Дмитрий Львович Быков о «случае Галича» говорит как о победе искусства и таланта над биологическим и сословным носителем – когда барин и пижон, преуспевающий сценарист, соавтор сталиниста-соцреалиста Петра Павленко, награжденный Почетной грамотой КГБ СССР, становится поэтом сопротивления, «выпевается в мировые менестрели» (впрочем, это уже Юрий Нагибин). Призвание оказывается сильнее тяги к признанию – официальному – и комфорту, а снобизм – активный катализатор этих процессов.

Но мысль эта работает не то чтобы в противоположном, а просто в другом направлении, заземляется: тот же микс из дарования и осознания собственной миссии (может, и снобизм, чего там, полезное иногда свойство) выносит художника из группы-кухни-тусовки-секты и прибивает к стихии более существенной и вообще вневременной. Собственно, к народу.
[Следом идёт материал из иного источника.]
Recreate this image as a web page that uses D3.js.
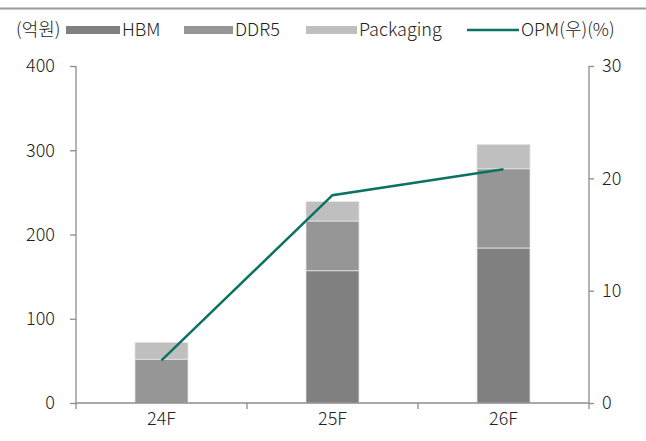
<!DOCTYPE html>
<html>
<head>
<meta charset="utf-8">
<script src="https://cdn.jsdelivr.net/npm/d3@7"></script>
<style>
  html, body { margin: 0; padding: 0; background: #fff; }
  svg { display: block; }
  text { font-family: "Noto Sans CJK KR", "Noto Sans", sans-serif; font-weight: 300; fill: #222; }
</style>
</head>
<body>
<svg id="chart" width="646" height="441"></svg>
<script>
// Categories and series (억원; OPM in %)
const categories = ["24F", "25F", "26F"];
const hbm = [0, 157, 184];
const ddr5 = [52, 59, 94];
const packaging = [20, 23, 29];
const opm = [3.8, 18.5, 20.8];
const leftTicks = [0, 100, 200, 300, 400];
const rightTicks = [0, 10, 20, 30];

const seriesNames = ["HBM", "DDR5", "Packaging"];
const seriesColors = { HBM: "#808080", DDR5: "#969696", Packaging: "#bfbfbf" };
const lineColor = "#0b7264";
const fontStack = '"Noto Sans CJK KR", "Noto Sans", sans-serif';
const fs = 18;

const svg = d3.select("#chart");
const W = 646, H = 441;
const m = { left: 76, right: 57, top: 66, bottom: 38 };
const plotW = W - m.left - m.right;
const plotH = H - m.top - m.bottom;

// top rule
svg.append("line")
  .attr("x1", 0).attr("x2", W).attr("y1", 8.5).attr("y2", 8.5)
  .attr("stroke", "#9a9a9a").attr("stroke-width", 2);

const x = d3.scaleBand().domain(categories).range([m.left, m.left + plotW]).paddingInner(0).paddingOuter(0);
const yL = d3.scaleLinear().domain([0, 400]).range([m.top + plotH, m.top]);
const yR = d3.scaleLinear().domain([0, 30]).range([m.top + plotH, m.top]);

const rows = categories.map((c, i) => ({ cat: c, HBM: hbm[i], DDR5: ddr5[i], Packaging: packaging[i] }));
const stacked = d3.stack().keys(seriesNames)(rows);

const barW = 53;
const g = svg.append("g");
stacked.forEach(layer => {
  g.selectAll(null).data(layer).enter().append("rect")
    .attr("x", d => x(d.data.cat) + x.bandwidth() / 2 - barW / 2)
    .attr("width", barW)
    .attr("y", d => yL(d[1]))
    .attr("height", d => Math.max(0, yL(d[0]) - yL(d[1])))
    .attr("fill", seriesColors[layer.key])
    .attr("stroke", "#e4e4e4")
    .attr("stroke-width", d => (d[1] - d[0]) > 0 ? 0.8 : 0);
});

// axes
const axisColor = "#8c8c8c";
const leftAxis = svg.append("g").attr("transform", `translate(${m.left},0)`)
  .call(d3.axisLeft(yL).tickValues(leftTicks).tickSize(6).tickPadding(15));
const rightAxis = svg.append("g").attr("transform", `translate(${m.left + plotW},0)`)
  .call(d3.axisRight(yR).tickValues(rightTicks).tickSize(5).tickPadding(8));
const bottomAxis = svg.append("g").attr("transform", `translate(0,${m.top + plotH})`)
  .call(d3.axisBottom(x).tickSize(0).tickPadding(9));

[leftAxis, rightAxis, bottomAxis].forEach(a => {
  a.selectAll("path, line").attr("stroke", axisColor).attr("stroke-width", 1.3);
  a.selectAll("text").attr("font-size", fs).attr("fill", "#222")
    .style("font-family", fontStack).style("font-weight", 300);
});
leftAxis.select("path.domain").attr("d", `M0,${m.top}V${m.top + plotH}`);
rightAxis.select("path.domain").attr("d", `M0,${m.top}V${m.top + plotH}`);
bottomAxis.select("path.domain").attr("d", `M${m.left},0H${m.left + plotW}`);

// category boundary ticks
const bounds = [m.left].concat(categories.map(c => x(c) + x.bandwidth()));
bottomAxis.selectAll(".bound").data(bounds).enter().append("line")
  .attr("x1", d => d).attr("x2", d => d).attr("y1", 0).attr("y2", 6)
  .attr("stroke", axisColor).attr("stroke-width", 1.3);

// OPM line
const line = d3.line()
  .x((d, i) => x(categories[i]) + x.bandwidth() / 2)
  .y(d => yR(d));
svg.append("path").datum(opm)
  .attr("d", line).attr("fill", "none")
  .attr("stroke", lineColor).attr("stroke-width", 2.5);

// legend
const ly = 30;
svg.append("text").attr("x", 16).attr("y", ly).attr("dy", "0.35em")
  .attr("font-size", fs).text("(억원)");
const legendItems = [
  { name: "HBM", type: "rect", x0: 66, x1: 120, color: seriesColors.HBM },
  { name: "DDR5", type: "rect", x0: 184, x1: 233, color: seriesColors.DDR5 },
  { name: "Packaging", type: "rect", x0: 306, x1: 357, color: seriesColors.Packaging },
  { name: "OPM(우)(%)", type: "line", x0: 467, x1: 519, color: lineColor }
];
legendItems.forEach(it => {
  if (it.type === "rect") {
    svg.append("rect").attr("x", it.x0).attr("y", ly - 4).attr("width", it.x1 - it.x0).attr("height", 8)
      .attr("fill", it.color);
  } else {
    svg.append("line").attr("x1", it.x0).attr("x2", it.x1).attr("y1", ly).attr("y2", ly)
      .attr("stroke", it.color).attr("stroke-width", 2.5);
  }
  svg.append("text").attr("x", it.x1 + 2).attr("y", ly).attr("dy", "0.35em")
    .attr("font-size", fs).text(it.name);
});
</script>
</body>
</html>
На слуху сегодня (и, повторяю, за счет ушедших в бытовой язык десятков цитат) вещи Галича, в которых преобладает эдакое некрасовское звучание, когда сюжет, пафос и «направление» растворяются солью в похлебке главной жизни. «Больничная цыганочка», «Песня-баллада про генеральскую дочь», «Вальс его величества» («Не квасом земля полита»), «Красный треугольник», «Тонечка», «Вечер, поезд, огоньки, дальняя дорога» и даже такие редкости и красоты, как «Песня шофера, бывшего семинариста». Истории про передовика производства Клима Петровича Коломийцева и майора Егора Мальцева – чего уж более советского/антисоветского, какая разница, как говорил Сергей Довлатов. Ан нет – реалии выпарились, словесный спирт остался… Здесь, конечно, не «народность» как таковая, но социальный театрик: барин приходит к народу и снисходительно что-то про него бацает, имея свою идею и выгоду, но народ-то как раз больше всего такую антрепризу уважает: поскольку со стороны он, народ, выглядит понятнее, значительней и историчнее.

 

Да, конечно, гражданка гражданочкой,

Но когда воевали, братва,

Мы ж с ним вместе под этой кожаночкой

Ночевали не раз и не два.

 

 

И тянули спиртягу из чайника,

Под обстрел загорали в пути…

Нет, ребята, такого начальника

Мне, наверно, уже не найти!

 

И актуален Галич (навсегда уже, наверное) именно на этом рельефном фоне. Еще лыко в строку: было дело, Александр Аркадьевич переживал, будто строчка «Поллитра всегда поллитра и стоит везде трояк» устарела, дескать, «из-за изменения политики цен». С тех пор не только политика цен, сам главный герой, «его величество» русский пролетариат, пропал как явление, а песня – живее многих живых.

P. S. Из афоризмов преферансиста Галича, не попавших в стихи и песни: «При коммунизме будут играть с открытым прикупом». Народу еще предстоит это проверить, и кто-нибудь обязательно доложит Александру Аркадьевичу о точности его пророчества.